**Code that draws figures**
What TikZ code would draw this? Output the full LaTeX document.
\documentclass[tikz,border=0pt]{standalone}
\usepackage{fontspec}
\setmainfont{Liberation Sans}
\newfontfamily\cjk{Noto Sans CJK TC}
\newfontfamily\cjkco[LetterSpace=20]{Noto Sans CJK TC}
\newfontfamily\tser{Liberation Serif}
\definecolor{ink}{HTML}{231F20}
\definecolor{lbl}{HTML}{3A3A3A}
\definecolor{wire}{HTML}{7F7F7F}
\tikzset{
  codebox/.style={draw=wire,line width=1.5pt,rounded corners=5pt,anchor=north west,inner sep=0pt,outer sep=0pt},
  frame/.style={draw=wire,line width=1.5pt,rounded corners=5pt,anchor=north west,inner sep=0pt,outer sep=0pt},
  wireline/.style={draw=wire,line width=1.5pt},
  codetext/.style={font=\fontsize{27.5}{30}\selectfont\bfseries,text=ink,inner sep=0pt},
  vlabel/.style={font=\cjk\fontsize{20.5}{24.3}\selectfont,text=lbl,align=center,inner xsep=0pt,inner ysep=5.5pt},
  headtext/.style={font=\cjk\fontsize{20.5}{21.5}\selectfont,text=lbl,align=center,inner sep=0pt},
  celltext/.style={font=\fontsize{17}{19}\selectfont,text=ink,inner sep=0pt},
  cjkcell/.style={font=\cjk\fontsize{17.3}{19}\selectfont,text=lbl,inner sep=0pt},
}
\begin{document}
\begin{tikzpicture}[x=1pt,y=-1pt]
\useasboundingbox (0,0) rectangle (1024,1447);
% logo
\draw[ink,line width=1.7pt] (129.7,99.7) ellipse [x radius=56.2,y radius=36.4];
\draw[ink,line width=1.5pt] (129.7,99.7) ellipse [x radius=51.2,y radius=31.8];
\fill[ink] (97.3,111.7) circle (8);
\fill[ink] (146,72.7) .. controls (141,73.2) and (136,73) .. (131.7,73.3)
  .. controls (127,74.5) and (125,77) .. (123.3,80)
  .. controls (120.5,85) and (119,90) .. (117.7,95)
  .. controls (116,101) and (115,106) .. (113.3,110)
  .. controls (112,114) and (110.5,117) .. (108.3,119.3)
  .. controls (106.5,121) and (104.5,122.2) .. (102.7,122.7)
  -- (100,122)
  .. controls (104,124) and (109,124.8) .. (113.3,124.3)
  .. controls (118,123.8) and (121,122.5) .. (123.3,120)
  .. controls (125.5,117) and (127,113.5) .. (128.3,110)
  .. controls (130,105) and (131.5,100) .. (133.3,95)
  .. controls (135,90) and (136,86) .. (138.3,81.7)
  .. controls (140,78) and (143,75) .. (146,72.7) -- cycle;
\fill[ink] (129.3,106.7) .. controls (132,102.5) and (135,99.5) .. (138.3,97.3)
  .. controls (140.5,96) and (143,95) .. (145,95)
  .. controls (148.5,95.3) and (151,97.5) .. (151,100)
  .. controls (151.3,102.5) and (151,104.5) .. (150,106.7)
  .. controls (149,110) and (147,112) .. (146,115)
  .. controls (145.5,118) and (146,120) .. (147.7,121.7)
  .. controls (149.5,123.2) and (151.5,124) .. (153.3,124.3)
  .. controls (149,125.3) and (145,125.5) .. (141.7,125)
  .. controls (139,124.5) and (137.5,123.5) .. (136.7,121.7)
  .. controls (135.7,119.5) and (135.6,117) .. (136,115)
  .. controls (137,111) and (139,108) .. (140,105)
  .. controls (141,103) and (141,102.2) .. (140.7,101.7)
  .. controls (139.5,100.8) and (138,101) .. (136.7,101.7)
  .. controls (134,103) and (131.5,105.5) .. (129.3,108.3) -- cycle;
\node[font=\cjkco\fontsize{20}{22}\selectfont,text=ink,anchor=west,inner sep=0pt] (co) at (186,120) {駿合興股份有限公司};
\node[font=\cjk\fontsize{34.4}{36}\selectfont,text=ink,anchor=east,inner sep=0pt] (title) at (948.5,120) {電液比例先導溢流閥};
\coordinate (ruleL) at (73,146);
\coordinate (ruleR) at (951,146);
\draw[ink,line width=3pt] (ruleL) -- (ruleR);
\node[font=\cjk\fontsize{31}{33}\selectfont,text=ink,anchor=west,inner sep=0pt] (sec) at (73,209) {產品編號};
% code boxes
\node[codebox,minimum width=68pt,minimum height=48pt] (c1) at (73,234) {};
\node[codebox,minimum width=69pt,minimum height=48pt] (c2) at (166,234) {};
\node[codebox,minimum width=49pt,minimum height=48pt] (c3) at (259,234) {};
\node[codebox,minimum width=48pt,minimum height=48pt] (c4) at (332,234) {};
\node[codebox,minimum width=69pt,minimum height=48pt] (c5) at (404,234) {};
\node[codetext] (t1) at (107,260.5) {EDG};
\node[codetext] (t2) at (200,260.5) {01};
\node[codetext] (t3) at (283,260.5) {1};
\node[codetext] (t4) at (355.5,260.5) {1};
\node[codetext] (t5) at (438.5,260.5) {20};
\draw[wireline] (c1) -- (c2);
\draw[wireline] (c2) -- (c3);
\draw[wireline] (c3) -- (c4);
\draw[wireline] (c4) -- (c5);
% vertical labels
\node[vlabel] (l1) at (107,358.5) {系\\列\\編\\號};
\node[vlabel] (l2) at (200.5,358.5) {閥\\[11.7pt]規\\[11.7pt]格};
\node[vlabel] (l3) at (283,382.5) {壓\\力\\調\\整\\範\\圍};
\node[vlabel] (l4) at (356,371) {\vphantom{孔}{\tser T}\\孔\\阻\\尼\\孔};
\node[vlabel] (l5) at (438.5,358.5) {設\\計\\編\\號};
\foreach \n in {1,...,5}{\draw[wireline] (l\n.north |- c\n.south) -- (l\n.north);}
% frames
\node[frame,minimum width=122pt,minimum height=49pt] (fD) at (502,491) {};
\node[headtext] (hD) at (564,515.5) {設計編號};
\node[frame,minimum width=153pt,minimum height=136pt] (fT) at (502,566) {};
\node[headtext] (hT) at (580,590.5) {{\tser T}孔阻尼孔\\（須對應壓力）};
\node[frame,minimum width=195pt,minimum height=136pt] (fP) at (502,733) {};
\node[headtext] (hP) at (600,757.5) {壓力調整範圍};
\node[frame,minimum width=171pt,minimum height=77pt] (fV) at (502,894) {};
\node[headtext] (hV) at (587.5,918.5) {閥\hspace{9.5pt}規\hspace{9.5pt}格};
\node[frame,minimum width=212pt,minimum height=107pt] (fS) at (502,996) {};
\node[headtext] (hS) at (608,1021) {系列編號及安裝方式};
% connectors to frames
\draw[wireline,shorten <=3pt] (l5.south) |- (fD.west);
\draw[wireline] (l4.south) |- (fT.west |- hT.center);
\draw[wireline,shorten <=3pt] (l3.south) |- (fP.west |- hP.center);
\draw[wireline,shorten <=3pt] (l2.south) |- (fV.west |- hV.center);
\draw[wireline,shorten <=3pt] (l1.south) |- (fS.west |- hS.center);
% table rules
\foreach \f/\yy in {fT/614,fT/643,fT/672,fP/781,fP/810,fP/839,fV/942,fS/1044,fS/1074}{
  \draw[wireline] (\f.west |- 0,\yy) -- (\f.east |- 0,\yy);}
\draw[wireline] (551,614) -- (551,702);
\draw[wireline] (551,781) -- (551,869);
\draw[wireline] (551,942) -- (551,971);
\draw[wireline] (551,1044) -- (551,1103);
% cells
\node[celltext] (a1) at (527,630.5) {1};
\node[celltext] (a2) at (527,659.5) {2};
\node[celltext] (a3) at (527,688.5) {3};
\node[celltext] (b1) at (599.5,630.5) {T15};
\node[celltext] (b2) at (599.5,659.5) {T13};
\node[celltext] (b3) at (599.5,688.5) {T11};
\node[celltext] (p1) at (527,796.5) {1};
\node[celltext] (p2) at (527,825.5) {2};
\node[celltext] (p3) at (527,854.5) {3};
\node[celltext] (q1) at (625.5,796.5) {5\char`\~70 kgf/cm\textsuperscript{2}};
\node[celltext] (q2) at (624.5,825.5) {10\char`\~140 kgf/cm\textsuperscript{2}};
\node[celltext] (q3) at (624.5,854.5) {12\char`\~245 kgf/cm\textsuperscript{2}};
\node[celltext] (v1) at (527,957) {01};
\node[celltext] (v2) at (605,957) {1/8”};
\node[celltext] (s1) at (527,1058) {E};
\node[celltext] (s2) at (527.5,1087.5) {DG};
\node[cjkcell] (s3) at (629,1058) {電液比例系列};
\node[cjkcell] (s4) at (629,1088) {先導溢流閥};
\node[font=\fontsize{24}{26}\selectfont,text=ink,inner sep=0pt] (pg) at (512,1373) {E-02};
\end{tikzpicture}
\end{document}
* * *
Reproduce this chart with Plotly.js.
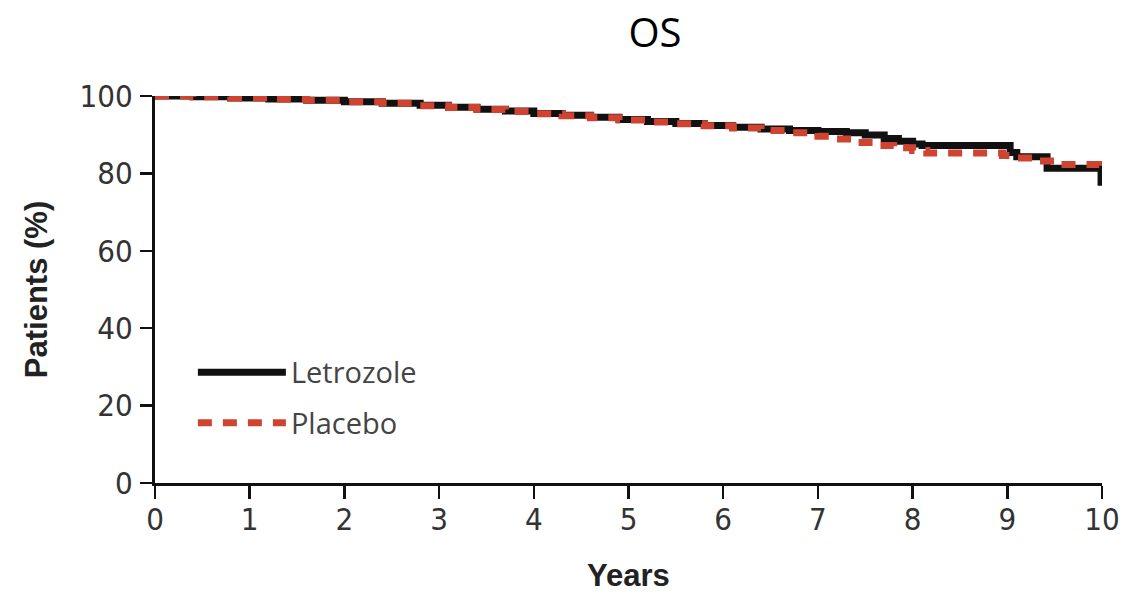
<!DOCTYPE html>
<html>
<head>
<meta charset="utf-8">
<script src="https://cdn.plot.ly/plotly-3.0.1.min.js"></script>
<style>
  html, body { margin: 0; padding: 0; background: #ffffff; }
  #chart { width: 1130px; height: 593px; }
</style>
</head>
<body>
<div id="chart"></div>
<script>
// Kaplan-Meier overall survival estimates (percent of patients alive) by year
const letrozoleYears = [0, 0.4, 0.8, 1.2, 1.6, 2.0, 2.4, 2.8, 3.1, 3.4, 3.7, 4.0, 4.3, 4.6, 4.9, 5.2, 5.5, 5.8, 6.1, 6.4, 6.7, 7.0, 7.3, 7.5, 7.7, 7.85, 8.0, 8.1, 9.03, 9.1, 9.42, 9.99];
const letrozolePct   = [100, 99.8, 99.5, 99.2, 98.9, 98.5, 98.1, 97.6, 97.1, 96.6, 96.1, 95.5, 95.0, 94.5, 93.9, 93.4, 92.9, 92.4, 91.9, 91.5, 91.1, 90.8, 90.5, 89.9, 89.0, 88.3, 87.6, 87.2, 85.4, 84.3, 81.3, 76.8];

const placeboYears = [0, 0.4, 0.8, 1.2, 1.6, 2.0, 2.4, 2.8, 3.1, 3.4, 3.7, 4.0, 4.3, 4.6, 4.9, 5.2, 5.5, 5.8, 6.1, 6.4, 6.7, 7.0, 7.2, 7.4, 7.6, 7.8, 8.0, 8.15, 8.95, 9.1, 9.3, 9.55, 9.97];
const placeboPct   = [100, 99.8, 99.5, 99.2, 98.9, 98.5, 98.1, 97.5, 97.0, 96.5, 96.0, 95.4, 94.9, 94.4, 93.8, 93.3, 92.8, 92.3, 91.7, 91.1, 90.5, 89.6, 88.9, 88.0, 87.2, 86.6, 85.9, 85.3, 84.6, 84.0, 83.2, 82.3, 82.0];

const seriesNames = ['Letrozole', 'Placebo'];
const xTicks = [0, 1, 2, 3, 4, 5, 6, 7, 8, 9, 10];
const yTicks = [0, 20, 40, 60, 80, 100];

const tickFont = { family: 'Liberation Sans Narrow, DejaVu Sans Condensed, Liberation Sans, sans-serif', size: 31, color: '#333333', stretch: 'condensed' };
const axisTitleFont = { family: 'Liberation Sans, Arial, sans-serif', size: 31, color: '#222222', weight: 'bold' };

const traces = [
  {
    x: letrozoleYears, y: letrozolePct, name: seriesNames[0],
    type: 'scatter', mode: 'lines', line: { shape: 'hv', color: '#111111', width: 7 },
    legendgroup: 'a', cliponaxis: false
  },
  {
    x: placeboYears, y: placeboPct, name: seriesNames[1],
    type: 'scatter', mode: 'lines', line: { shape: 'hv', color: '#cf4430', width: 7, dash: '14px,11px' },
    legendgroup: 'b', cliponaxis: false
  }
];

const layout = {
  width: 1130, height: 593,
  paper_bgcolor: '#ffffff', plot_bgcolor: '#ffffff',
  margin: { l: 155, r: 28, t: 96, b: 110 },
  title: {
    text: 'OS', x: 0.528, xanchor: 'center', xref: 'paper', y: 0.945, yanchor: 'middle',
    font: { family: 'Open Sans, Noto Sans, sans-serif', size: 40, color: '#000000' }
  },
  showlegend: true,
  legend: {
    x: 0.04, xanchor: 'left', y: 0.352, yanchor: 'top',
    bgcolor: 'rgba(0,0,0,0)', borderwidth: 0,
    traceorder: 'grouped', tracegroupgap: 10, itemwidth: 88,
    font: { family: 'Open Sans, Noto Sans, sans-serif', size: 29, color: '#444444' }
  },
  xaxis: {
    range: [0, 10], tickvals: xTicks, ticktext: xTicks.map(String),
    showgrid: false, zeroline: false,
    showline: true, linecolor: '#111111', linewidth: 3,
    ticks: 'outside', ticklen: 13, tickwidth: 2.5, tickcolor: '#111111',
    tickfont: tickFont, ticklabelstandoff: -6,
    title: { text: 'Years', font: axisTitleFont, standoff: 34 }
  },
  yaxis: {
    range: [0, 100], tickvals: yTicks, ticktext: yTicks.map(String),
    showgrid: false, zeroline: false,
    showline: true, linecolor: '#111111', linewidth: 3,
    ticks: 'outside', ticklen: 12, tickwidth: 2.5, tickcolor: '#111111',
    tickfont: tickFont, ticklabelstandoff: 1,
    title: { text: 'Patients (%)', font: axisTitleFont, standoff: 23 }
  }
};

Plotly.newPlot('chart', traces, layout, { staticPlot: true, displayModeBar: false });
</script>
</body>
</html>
* * *
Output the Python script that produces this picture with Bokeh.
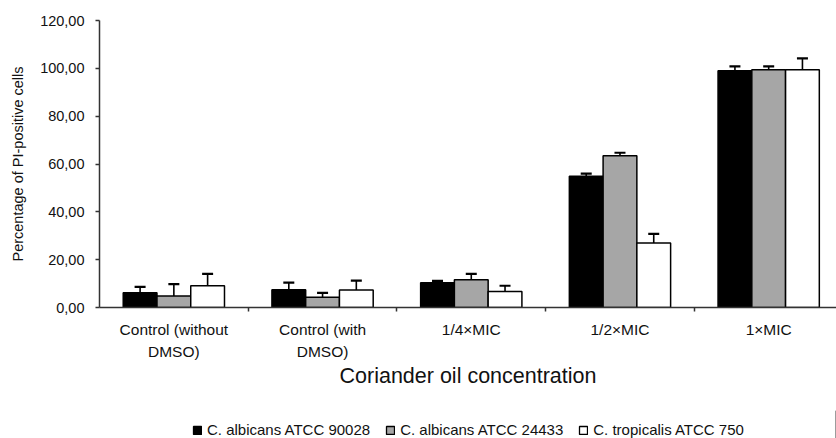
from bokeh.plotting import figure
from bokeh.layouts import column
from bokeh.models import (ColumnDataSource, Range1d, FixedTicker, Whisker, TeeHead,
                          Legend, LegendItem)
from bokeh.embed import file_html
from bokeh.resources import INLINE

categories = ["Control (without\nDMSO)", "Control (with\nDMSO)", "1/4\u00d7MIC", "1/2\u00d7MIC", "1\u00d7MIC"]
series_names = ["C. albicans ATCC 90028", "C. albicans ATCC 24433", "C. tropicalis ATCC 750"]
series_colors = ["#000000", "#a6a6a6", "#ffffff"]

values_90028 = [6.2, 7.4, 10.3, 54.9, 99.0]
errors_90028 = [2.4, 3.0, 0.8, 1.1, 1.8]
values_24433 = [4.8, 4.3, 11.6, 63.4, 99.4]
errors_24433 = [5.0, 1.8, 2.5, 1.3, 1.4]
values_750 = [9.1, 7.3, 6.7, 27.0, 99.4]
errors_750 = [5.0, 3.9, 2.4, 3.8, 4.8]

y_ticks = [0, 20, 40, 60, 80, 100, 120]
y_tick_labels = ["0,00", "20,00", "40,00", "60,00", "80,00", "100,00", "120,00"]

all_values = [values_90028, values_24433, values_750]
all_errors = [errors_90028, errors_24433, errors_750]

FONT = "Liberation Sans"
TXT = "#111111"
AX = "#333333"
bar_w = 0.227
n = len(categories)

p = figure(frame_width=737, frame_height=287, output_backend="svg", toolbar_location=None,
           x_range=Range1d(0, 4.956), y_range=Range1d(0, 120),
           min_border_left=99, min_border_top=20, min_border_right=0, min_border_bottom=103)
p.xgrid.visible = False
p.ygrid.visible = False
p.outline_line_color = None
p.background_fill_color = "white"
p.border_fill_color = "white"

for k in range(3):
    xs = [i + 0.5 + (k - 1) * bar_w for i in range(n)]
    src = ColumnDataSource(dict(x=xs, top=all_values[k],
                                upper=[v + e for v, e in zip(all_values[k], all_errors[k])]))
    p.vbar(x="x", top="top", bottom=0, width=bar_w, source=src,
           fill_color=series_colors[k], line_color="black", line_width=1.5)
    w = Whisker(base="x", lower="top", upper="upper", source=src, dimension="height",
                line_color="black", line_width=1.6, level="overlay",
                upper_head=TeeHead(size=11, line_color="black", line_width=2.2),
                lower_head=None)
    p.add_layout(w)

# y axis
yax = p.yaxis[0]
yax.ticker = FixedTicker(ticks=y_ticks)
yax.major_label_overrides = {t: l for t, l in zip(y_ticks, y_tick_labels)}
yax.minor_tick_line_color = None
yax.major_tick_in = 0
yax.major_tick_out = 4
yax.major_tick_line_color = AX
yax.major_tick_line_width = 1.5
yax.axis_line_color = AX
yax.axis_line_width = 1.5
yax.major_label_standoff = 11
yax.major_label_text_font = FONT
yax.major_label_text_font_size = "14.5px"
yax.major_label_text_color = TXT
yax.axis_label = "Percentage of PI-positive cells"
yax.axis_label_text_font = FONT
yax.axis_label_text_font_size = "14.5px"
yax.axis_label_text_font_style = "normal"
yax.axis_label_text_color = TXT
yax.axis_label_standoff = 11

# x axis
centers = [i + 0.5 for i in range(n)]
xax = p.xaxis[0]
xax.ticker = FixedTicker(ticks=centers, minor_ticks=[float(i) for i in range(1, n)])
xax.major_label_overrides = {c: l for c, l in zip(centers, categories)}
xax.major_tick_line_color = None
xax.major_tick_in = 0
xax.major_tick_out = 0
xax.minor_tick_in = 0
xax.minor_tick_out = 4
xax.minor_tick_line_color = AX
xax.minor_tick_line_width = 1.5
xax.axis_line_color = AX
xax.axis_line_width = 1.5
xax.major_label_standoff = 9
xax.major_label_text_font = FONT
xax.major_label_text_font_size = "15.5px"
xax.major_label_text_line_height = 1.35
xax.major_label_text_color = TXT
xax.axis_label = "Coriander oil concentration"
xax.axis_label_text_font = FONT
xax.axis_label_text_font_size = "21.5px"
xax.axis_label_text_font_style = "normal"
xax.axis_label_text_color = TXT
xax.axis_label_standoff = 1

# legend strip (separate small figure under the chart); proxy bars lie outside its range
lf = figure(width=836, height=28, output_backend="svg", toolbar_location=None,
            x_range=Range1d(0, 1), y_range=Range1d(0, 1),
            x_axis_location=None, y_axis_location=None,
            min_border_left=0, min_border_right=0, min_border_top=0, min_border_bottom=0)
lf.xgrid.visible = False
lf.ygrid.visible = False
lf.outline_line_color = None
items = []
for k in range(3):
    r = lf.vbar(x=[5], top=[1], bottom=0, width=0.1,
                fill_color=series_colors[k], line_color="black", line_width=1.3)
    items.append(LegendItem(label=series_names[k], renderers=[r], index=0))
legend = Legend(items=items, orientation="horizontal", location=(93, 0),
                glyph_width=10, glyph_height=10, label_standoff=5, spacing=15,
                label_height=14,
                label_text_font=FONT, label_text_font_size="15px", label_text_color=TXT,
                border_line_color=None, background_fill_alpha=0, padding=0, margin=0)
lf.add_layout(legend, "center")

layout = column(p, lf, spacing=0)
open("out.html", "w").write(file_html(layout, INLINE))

**BRIEF**
Output word for word the lines running from the one containing "Reproduce this chart with Plotly.js." to the one containing "color: '#222222', weight: 'bold'", both included, leaving out the pictures.

**EXERCISE RESPONSE**
Reproduce this chart with Plotly.js.
<!DOCTYPE html>
<html>
<head>
<meta charset="utf-8">
<script src="https://cdn.plot.ly/plotly-3.0.1.min.js"></script>
<style>
  html, body { margin: 0; padding: 0; background: #ffffff; }
  #chart { width: 1130px; height: 593px; }
</style>
</head>
<body>
<div id="chart"></div>
<script>
// Kaplan-Meier overall survival estimates (percent of patients alive) by year
const letrozoleYears = [0, 0.4, 0.8, 1.2, 1.6, 2.0, 2.4, 2.8, 3.1, 3.4, 3.7, 4.0, 4.3, 4.6, 4.9, 5.2, 5.5, 5.8, 6.1, 6.4, 6.7, 7.0, 7.3, 7.5, 7.7, 7.85, 8.0, 8.1, 9.03, 9.1, 9.42, 9.99];
const letrozolePct   = [100, 99.8, 99.5, 99.2, 98.9, 98.5, 98.1, 97.6, 97.1, 96.6, 96.1, 95.5, 95.0, 94.5, 93.9, 93.4, 92.9, 92.4, 91.9, 91.5, 91.1, 90.8, 90.5, 89.9, 89.0, 88.3, 87.6, 87.2, 85.4, 84.3, 81.3, 76.8];

const placeboYears = [0, 0.4, 0.8, 1.2, 1.6, 2.0, 2.4, 2.8, 3.1, 3.4, 3.7, 4.0, 4.3, 4.6, 4.9, 5.2, 5.5, 5.8, 6.1, 6.4, 6.7, 7.0, 7.2, 7.4, 7.6, 7.8, 8.0, 8.15, 8.95, 9.1, 9.3, 9.55, 9.97];
const placeboPct   = [100, 99.8, 99.5, 99.2, 98.9, 98.5, 98.1, 97.5, 97.0, 96.5, 96.0, 95.4, 94.9, 94.4, 93.8, 93.3, 92.8, 92.3, 91.7, 91.1, 90.5, 89.6, 88.9, 88.0, 87.2, 86.6, 85.9, 85.3, 84.6, 84.0, 83.2, 82.3, 82.0];

const seriesNames = ['Letrozole', 'Placebo'];
const xTicks = [0, 1, 2, 3, 4, 5, 6, 7, 8, 9, 10];
const yTicks = [0, 20, 40, 60, 80, 100];

const tickFont = { family: 'Liberation Sans Narrow, DejaVu Sans Condensed, Liberation Sans, sans-serif', size: 31, color: '#333333', stretch: 'condensed' };
const axisTitleFont = { family: 'Liberation Sans, Arial, sans-serif', size: 31, color: '#222222', weight: 'bold' };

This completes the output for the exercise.